I decided not to continue racing for several reasons.  I didn't want to press my luck.  I was basically ok and I hadn't caused anyone else a crash.  I didn't expect to do well in a rain race even before a crash, and now I would be worse off.  Plus I had an 89 mile professional race the following day.

I was extremely surprised that I had crashed.  I did not expect it at all.  I've gone through countless corners at higher speeds, during which I was almost sure that I was going to go down hard, but didn't.  Crashing unexpectedly shakes my confidence a bit.  Happily I have it on video and I can study the elements of the crash.  I believe that my mistake was applying too much torque while beginning a turn.  My rear wheel broke traction and instantly laid me and my bike down.  Solution:  don't pedal through wet turns.

At any rate, I'm fine and my racing will continue.  I think that the best is ahead of me, in fact.

I did want to mention that I was running 100 psi in both my front and rear Vittoria Tubulars on Zipp 404 wheels.  I should have run my tires at 85/95, due to the conditions, but most importantly I should have not been trying to pedal into the corner that I went down in.

Below is some supplemental information from Thomas McDaniel concerning cornering and correct tire pressures for racing.  Thomas is currently working on his Master's in exercise physiology and most importantly was a professional bike mechanic for the Pro-bike racing team, Jelly Belly.

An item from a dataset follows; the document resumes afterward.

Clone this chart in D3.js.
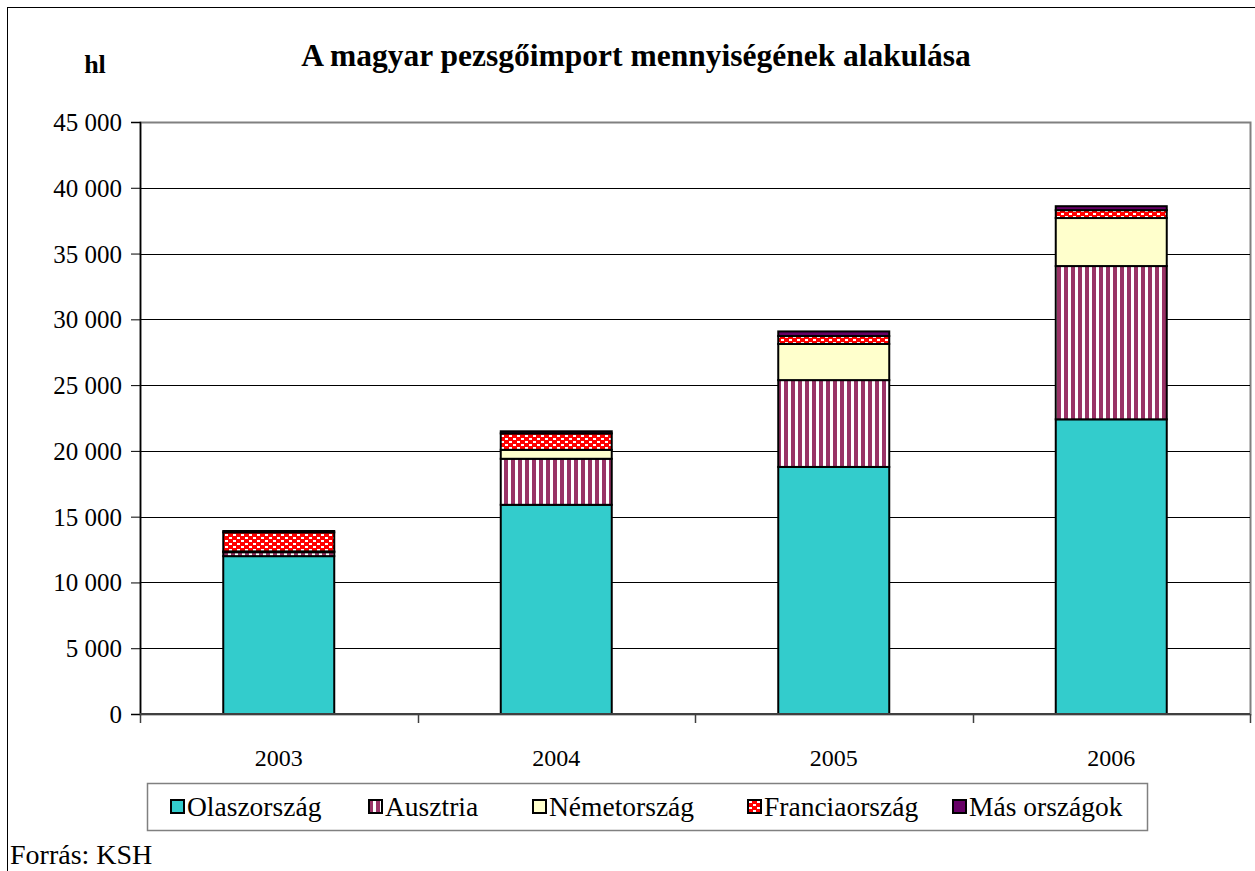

"Thomas McDaniel June 2 at 3:24pm
Dave, I read your blog about cornering and felt compelled to add commentary. You make reference several times about keeping weight over the center of gravity, but then later add to point the knee into the turn, which in fact moves valuable weight outside the center of gravity (or more importantly, away from above the contact patch of the tyre). The reason pointing the knee towards the inside of a turn helps is because it facilitates the hips rotating, which guides you through a turn. Bicycles are steered with hips, not hands. Unfortunately most cyclists are so tight through their hipflexors they cannot keep their knee above the tyre while rotating their hips into the turn, thus losing the benefit of additional weight atop their contact with the road.
As for other ideas....tubulars are not meant to be run @ highest of pressures. In fact, I would run tyres for the team @ 90 front and 105 rear on techincal courses like Downers Grove, but only 85/95 if raining. My riders absolutely loved it, and rarely crashed because of it. The supple nature of the pressure allows the tyre to soak up lots of the effects of cornering, and keeps the tyre consistently in contact with the road, which is great for high speed cornering and power transfer. The energy potentially lost is neglegeble compared to the security and performance of properly inflated tyres. Keep in mind, this is from 284 days of racing with 9 bikes worth of tubulars per day. Never a rolled tyre, and significantly fewer punctures and crashes, especially in wet conditions."

Lastly, I briefly encountered Brad Huff    while warming up the following day at the "Tour de Grove" and expressed that I was having trouble cornering.  He said shortly, "Push down hard with the outer leg", and  that the previous race (the one in this blog, WHICH IS THE ONE HE WON, BTW) was "ok, you just couldn't pedal through the corners."


  1. How was everything after the crash?

  2. Oh Dave I just can't watch it!!

  3. Big Bird: I'm sorry, but you have no choice in this matter. You must watch this video. If necessary I will send over a crew to make you watch it "Clock Work Orange" style!

    Just kidding. I know exactly what you mean. I cringed a couple of time watching it myself, and I had to watch it several times.

    The upside for me is that I think I understand the cause of the crash, and I think I can avoid this kind of crash in the future. Plus, I wasn't really hardly hurt at all! Seriously.